EL cuaderno de Leonardo va, paso a paso,
completando algunos poemas o al menos recogiendo la erupción iniciática con
algunos versos. Qué mesura otorga
escribir en cuadernos y qué cadencia impregna la vida cuando uno acude, en
solitario, a escribir. A pesar del fracaso consabido, acepta uno ese marro como
un bien que justifica nuestra existencia, sobre todo si nos rodea la
mediocridad.
Ante tanta
estulticia y absurdo, acaba uno recogiendo, en dos o tres líneas, más que todas las palabras pronunciadas
en años.
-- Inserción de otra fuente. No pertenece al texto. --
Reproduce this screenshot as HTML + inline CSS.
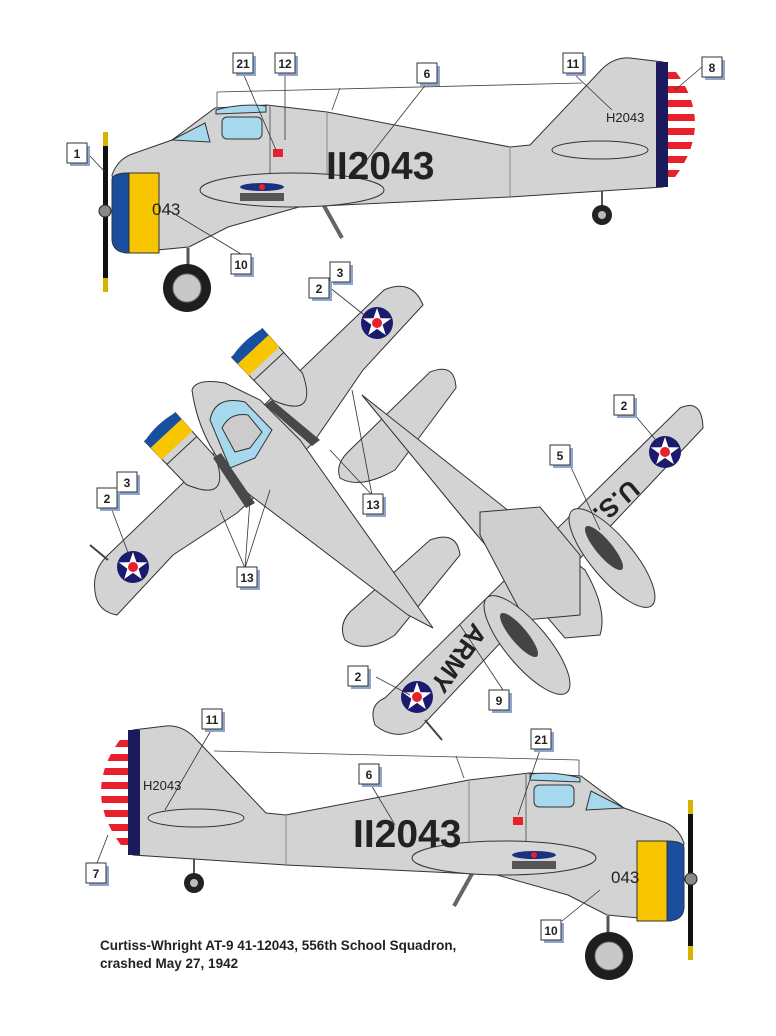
<!DOCTYPE html>
<html><head><meta charset="utf-8"><style>
html,body{margin:0;padding:0;background:#fff;}
svg{display:block}
.lb{font-family:"Liberation Sans",sans-serif;font-size:12px;font-weight:bold;fill:#222}
</style></head><body>
<svg width="776" height="1036" viewBox="0 0 776 1036" xmlns="http://www.w3.org/2000/svg">
<defs>
<clipPath id="rc"><path d="M668,62 Q722,123 668,186 Z"/></clipPath>
<g id="rnd">
  <circle r="16" fill="#1a1a6e"/>
  <polygon points="0,-15 3.5,-4.8 14.3,-4.6 5.6,1.8 8.8,12.1 0,5.9 -8.8,12.1 -5.6,1.8 -14.3,-4.6 -3.5,-4.8" fill="#fff"/>
  <circle r="5" fill="#e8202a"/>
</g>
<g id="side">
  <line x1="188" y1="248" x2="188" y2="268" stroke="#555" stroke-width="3"/>
  <circle cx="187" cy="288" r="24" fill="#1e1e1e"/>
  <circle cx="187" cy="288" r="14" fill="#c8c8c8" stroke="#777"/>
  <line x1="602" y1="188" x2="602" y2="208" stroke="#555" stroke-width="2"/>
  <circle cx="602" cy="215" r="10" fill="#222"/><circle cx="602" cy="215" r="4" fill="#bbb"/>
  <line x1="318" y1="195" x2="342" y2="238" stroke="#666" stroke-width="4"/>
  <line x1="217" y1="92" x2="582" y2="83" stroke="#444" stroke-width="0.8"/>
  <line x1="217" y1="92" x2="217" y2="108" stroke="#444" stroke-width="0.8"/>
  <line x1="340" y1="88" x2="332" y2="110" stroke="#444" stroke-width="0.8"/>
  <path d="M112,175 Q118,158 135,153 L172,140 L215,108 L267,105 L327,112 L510,147 L530,145 L603,68 Q615,57 630,58 L663,62 L663,187 L510,197 L299,207 L228,227 L189,247 L125,253 Z" fill="#d3d3d3" stroke="#333" stroke-width="1"/>
  <path d="M172,140 L205,123 L210,142 Z" fill="#a6d8ee" stroke="#333"/>
  <path d="M216,110 Q240,103 266,106 L266,112 L216,114 Z" fill="#a6d8ee" stroke="#333"/>
  <rect x="222" y="117" width="40" height="22" rx="5" fill="#a6d8ee" stroke="#333"/>
  <line x1="270" y1="105" x2="270" y2="178" stroke="#666"/>
  <line x1="327" y1="112" x2="327" y2="175" stroke="#888"/>
  <line x1="510" y1="147" x2="510" y2="197" stroke="#888"/>
  <ellipse cx="292" cy="190" rx="92" ry="17" fill="#d6d6d6" stroke="#333"/>
  <ellipse cx="600" cy="150" rx="48" ry="9" fill="#d6d6d6" stroke="#333"/>
  <path d="M129,173 L159,173 L159,253 L129,253 Z" fill="#f7c600" stroke="#333"/>
  <path d="M112,180 Q112,173 129,173 L129,253 Q113,253 112,240 Z" fill="#1a4fa0" stroke="#333"/>
  <rect x="103" y="132" width="5" height="160" fill="#111"/>
  <rect x="103" y="132" width="5" height="14" fill="#d8b400"/>
  <rect x="103" y="278" width="5" height="14" fill="#d8b400"/>
  <circle cx="105" cy="211" r="6" fill="#888" stroke="#222"/>
  <g clip-path="url(#rc)">
    <rect x="668" y="60" width="60" height="130" fill="#fff"/>
    <g fill="#e8202a">
      <rect x="668" y="72" width="60" height="7"/><rect x="668" y="86" width="60" height="7"/>
      <rect x="668" y="100" width="60" height="7"/><rect x="668" y="114" width="60" height="7"/>
      <rect x="668" y="128" width="60" height="7"/><rect x="668" y="142" width="60" height="7"/>
      <rect x="668" y="156" width="60" height="7"/><rect x="668" y="170" width="60" height="7"/>
    </g>
  </g>
  <path d="M656,62 L668,62 L668,187 L656,187 Z" fill="#1a1a5c"/>
  <ellipse cx="262" cy="187" rx="22" ry="4" fill="#1a3080"/>
  <circle cx="262" cy="187" r="3" fill="#e8202a"/>
  <rect x="240" y="193" width="44" height="8" fill="#555"/>
  <rect x="273" y="149" width="10" height="8" fill="#e8202a"/>
</g>
<g id="nac">
  <path d="M0,-21 L60,-20 Q105,0 60,20 L0,21 Z" fill="#d3d3d3" stroke="#333"/>
  <path d="M0,-21 L9,-21 L9,21 L0,21 Q-5,0 0,-21 Z" fill="#1a4fa0"/>
  <rect x="9" y="-21" width="16" height="42" fill="#f7c600"/>
  <line x1="32" y1="-21" x2="32" y2="21" stroke="#333"/>
</g>
</defs>

<use href="#side"/>
<use href="#side" transform="translate(796,668) scale(-1,1)"/>

<text x="326" y="179" font-family="Liberation Sans,sans-serif" font-size="39" font-weight="bold" fill="#222">II2043</text>
<text x="152" y="215" font-family="Liberation Sans,sans-serif" font-size="17" fill="#222">043</text>
<text x="606" y="122" font-family="Liberation Sans,sans-serif" font-size="13" fill="#222">H2043</text>
<text x="353" y="847" font-family="Liberation Sans,sans-serif" font-size="39" font-weight="bold" fill="#222">II2043</text>
<text x="611" y="883" font-family="Liberation Sans,sans-serif" font-size="17" fill="#222">043</text>
<text x="143" y="790" font-family="Liberation Sans,sans-serif" font-size="13" fill="#222">H2043</text>

<path d="M340,478 Q335,465 348,452 L430,372 Q455,362 456,388 L395,470 Q360,490 340,478 Z" fill="#d3d3d3" stroke="#333"/>
<path d="M96,597 Q90,572 108,555 L384,290 Q412,278 423,305 L363,370 L313,443 L237,513 L173,555 L117,615 Q100,612 96,597 Z" fill="#d3d3d3" stroke="#333"/>
<path d="M345,640 Q338,625 350,612 L430,540 Q457,530 460,555 L395,635 Q365,655 345,640 Z" fill="#d3d3d3" stroke="#333"/>
<path d="M192,390 Q196,378 225,383 L260,400 L300,440 L433,628 L408,615 L250,495 Q200,450 192,390 Z" fill="#d3d3d3" stroke="#333"/>
<path d="M210,420 Q215,395 245,402 L272,430 L255,458 L230,468 Z" fill="#a6d8ee" stroke="#333"/>
<path d="M222,428 Q230,412 248,415 L262,432 L250,448 L235,452 Z" fill="#ccc" stroke="#333"/>
<use href="#nac" transform="translate(247,343) rotate(47)"/>
<use href="#nac" transform="translate(160,427) rotate(47)"/>
<path d="M265,405 L272,400 L320,440 L312,446 Z" fill="#484848"/>
<path d="M213,458 L221,453 L255,503 L246,508 Z" fill="#484848"/>
<use href="#rnd" transform="translate(377,323)"/>
<use href="#rnd" transform="translate(133,567)"/>
<line x1="90" y1="545" x2="108" y2="560" stroke="#444" stroke-width="2"/>

<path d="M362,395 L480,510 L477,535 Z" fill="#d3d3d3" stroke="#333"/>
<path d="M375,725 Q368,705 385,698 L680,408 Q702,398 703,428 L420,728 Q395,742 375,725 Z" fill="#d3d3d3" stroke="#333"/>
<path d="M362,395 L505,508 L585,570 Q608,610 600,635 L565,638 L477,535 Z" fill="#d3d3d3" stroke="#333"/>
<path d="M480,512 L540,507 L580,555 L580,615 L525,620 L480,535 Z" fill="#cfcfcf" stroke="#333"/>
<ellipse cx="612" cy="558" rx="62" ry="21" transform="rotate(50 612 558)" fill="#d3d3d3" stroke="#333"/>
<ellipse cx="604" cy="548" rx="28" ry="8" transform="rotate(50 604 548)" fill="#444"/>
<ellipse cx="527" cy="645" rx="62" ry="21" transform="rotate(50 527 645)" fill="#d3d3d3" stroke="#333"/>
<ellipse cx="519" cy="635" rx="28" ry="8" transform="rotate(50 519 635)" fill="#444"/>
<use href="#rnd" transform="translate(665,452)"/>
<use href="#rnd" transform="translate(417,697)"/>
<line x1="425" y1="720" x2="442" y2="740" stroke="#444" stroke-width="2"/>
<text transform="translate(615,500) rotate(140)" text-anchor="middle" dominant-baseline="middle" font-family="Liberation Sans,sans-serif" font-size="26" font-weight="bold" fill="#222">U.S.</text>
<text transform="translate(457,657) rotate(125)" text-anchor="middle" dominant-baseline="middle" font-family="Liberation Sans,sans-serif" font-size="26" font-weight="bold" fill="#222">ARMY</text>

<g stroke="#333" stroke-width="0.8" fill="none">
  <line x1="87" y1="153" x2="105" y2="172"/>
  <line x1="243" y1="73" x2="276" y2="150"/>
  <line x1="285" y1="73" x2="285" y2="140"/>
  <line x1="427" y1="83" x2="355" y2="175"/>
  <line x1="573" y1="73" x2="612" y2="110"/>
  <line x1="702" y1="67" x2="675" y2="90"/>
  <line x1="241" y1="254" x2="168" y2="210"/>
  <line x1="329" y1="287" x2="368" y2="318"/>
  <line x1="112" y1="510" x2="130" y2="558"/>
  <line x1="352" y1="390" x2="372" y2="495"/>
  <line x1="330" y1="450" x2="372" y2="495"/>
  <line x1="250" y1="500" x2="245" y2="568"/>
  <line x1="220" y1="510" x2="245" y2="568"/>
  <line x1="270" y1="490" x2="245" y2="568"/>
  <line x1="634" y1="414" x2="660" y2="445"/>
  <line x1="570" y1="465" x2="600" y2="530"/>
  <line x1="376" y1="677" x2="410" y2="695"/>
  <line x1="503" y1="690" x2="460" y2="625"/>
  <line x1="213" y1="727" x2="165" y2="810"/>
  <line x1="370" y1="783" x2="395" y2="825"/>
  <line x1="541" y1="747" x2="518" y2="815"/>
  <line x1="97" y1="863" x2="108" y2="835"/>
  <line x1="562" y1="921" x2="600" y2="890"/>
</g>

<g>
<g transform="translate(67,143)"><rect x="3" y="3" width="20" height="20" fill="#8ea6cc"/><rect width="20" height="20" fill="#fff" stroke="#333"/><text x="10" y="15" class="lb" text-anchor="middle">1</text></g>
<g transform="translate(233,53)"><rect x="3" y="3" width="20" height="20" fill="#8ea6cc"/><rect width="20" height="20" fill="#fff" stroke="#333"/><text x="10" y="15" class="lb" text-anchor="middle">21</text></g>
<g transform="translate(275,53)"><rect x="3" y="3" width="20" height="20" fill="#8ea6cc"/><rect width="20" height="20" fill="#fff" stroke="#333"/><text x="10" y="15" class="lb" text-anchor="middle">12</text></g>
<g transform="translate(417,63)"><rect x="3" y="3" width="20" height="20" fill="#8ea6cc"/><rect width="20" height="20" fill="#fff" stroke="#333"/><text x="10" y="15" class="lb" text-anchor="middle">6</text></g>
<g transform="translate(563,53)"><rect x="3" y="3" width="20" height="20" fill="#8ea6cc"/><rect width="20" height="20" fill="#fff" stroke="#333"/><text x="10" y="15" class="lb" text-anchor="middle">11</text></g>
<g transform="translate(702,57)"><rect x="3" y="3" width="20" height="20" fill="#8ea6cc"/><rect width="20" height="20" fill="#fff" stroke="#333"/><text x="10" y="15" class="lb" text-anchor="middle">8</text></g>
<g transform="translate(231,254)"><rect x="3" y="3" width="20" height="20" fill="#8ea6cc"/><rect width="20" height="20" fill="#fff" stroke="#333"/><text x="10" y="15" class="lb" text-anchor="middle">10</text></g>
<g transform="translate(330,262)"><rect x="3" y="3" width="20" height="20" fill="#8ea6cc"/><rect width="20" height="20" fill="#fff" stroke="#333"/><text x="10" y="15" class="lb" text-anchor="middle">3</text></g>
<g transform="translate(309,278)"><rect x="3" y="3" width="20" height="20" fill="#8ea6cc"/><rect width="20" height="20" fill="#fff" stroke="#333"/><text x="10" y="15" class="lb" text-anchor="middle">2</text></g>
<g transform="translate(117,472)"><rect x="3" y="3" width="20" height="20" fill="#8ea6cc"/><rect width="20" height="20" fill="#fff" stroke="#333"/><text x="10" y="15" class="lb" text-anchor="middle">3</text></g>
<g transform="translate(97,488)"><rect x="3" y="3" width="20" height="20" fill="#8ea6cc"/><rect width="20" height="20" fill="#fff" stroke="#333"/><text x="10" y="15" class="lb" text-anchor="middle">2</text></g>
<g transform="translate(363,494)"><rect x="3" y="3" width="20" height="20" fill="#8ea6cc"/><rect width="20" height="20" fill="#fff" stroke="#333"/><text x="10" y="15" class="lb" text-anchor="middle">13</text></g>
<g transform="translate(237,567)"><rect x="3" y="3" width="20" height="20" fill="#8ea6cc"/><rect width="20" height="20" fill="#fff" stroke="#333"/><text x="10" y="15" class="lb" text-anchor="middle">13</text></g>
<g transform="translate(614,395)"><rect x="3" y="3" width="20" height="20" fill="#8ea6cc"/><rect width="20" height="20" fill="#fff" stroke="#333"/><text x="10" y="15" class="lb" text-anchor="middle">2</text></g>
<g transform="translate(550,445)"><rect x="3" y="3" width="20" height="20" fill="#8ea6cc"/><rect width="20" height="20" fill="#fff" stroke="#333"/><text x="10" y="15" class="lb" text-anchor="middle">5</text></g>
<g transform="translate(348,666)"><rect x="3" y="3" width="20" height="20" fill="#8ea6cc"/><rect width="20" height="20" fill="#fff" stroke="#333"/><text x="10" y="15" class="lb" text-anchor="middle">2</text></g>
<g transform="translate(489,690)"><rect x="3" y="3" width="20" height="20" fill="#8ea6cc"/><rect width="20" height="20" fill="#fff" stroke="#333"/><text x="10" y="15" class="lb" text-anchor="middle">9</text></g>
<g transform="translate(202,709)"><rect x="3" y="3" width="20" height="20" fill="#8ea6cc"/><rect width="20" height="20" fill="#fff" stroke="#333"/><text x="10" y="15" class="lb" text-anchor="middle">11</text></g>
<g transform="translate(359,764)"><rect x="3" y="3" width="20" height="20" fill="#8ea6cc"/><rect width="20" height="20" fill="#fff" stroke="#333"/><text x="10" y="15" class="lb" text-anchor="middle">6</text></g>
<g transform="translate(531,729)"><rect x="3" y="3" width="20" height="20" fill="#8ea6cc"/><rect width="20" height="20" fill="#fff" stroke="#333"/><text x="10" y="15" class="lb" text-anchor="middle">21</text></g>
<g transform="translate(86,863)"><rect x="3" y="3" width="20" height="20" fill="#8ea6cc"/><rect width="20" height="20" fill="#fff" stroke="#333"/><text x="10" y="15" class="lb" text-anchor="middle">7</text></g>
<g transform="translate(541,920)"><rect x="3" y="3" width="20" height="20" fill="#8ea6cc"/><rect width="20" height="20" fill="#fff" stroke="#333"/><text x="10" y="15" class="lb" text-anchor="middle">10</text></g>
</g>

<text x="100" y="950" font-family="Liberation Sans,sans-serif" font-size="13.5" font-weight="bold" fill="#222">Curtiss-Whright AT-9 41-12043, 556th School Squadron,</text>
<text x="100" y="968" font-family="Liberation Sans,sans-serif" font-size="13.5" font-weight="bold" fill="#222">crashed May 27, 1942</text>
</svg>
</body></html>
Es una condensación de lo que somos que, hacinada con el ritmo,
recupera los compases de nuestro concierto.
Hay días en que uno
necesita reivindicarse en estas manías y aquellas costumbres, aunque no
terminen por alcanzar más grado que el de la satisfacción personal, pero, en
ocasiones, y como ya he escrito aquí más de una vez, en ciertos ambientes soy
T., nada más y nada menos, quisiera ser, pues desearía haber nacido invisible
por siempre.
Así que, en estos
pocos versos vertidos desde hace unas semanas encuentro más pureza verbal que
en ninguna otra acción. Encuentro, sobre todo, una plácida amanecida que de tan
alejada de lo banal me hace sentir, inocentemente, un personaje que escoge sus ficciones.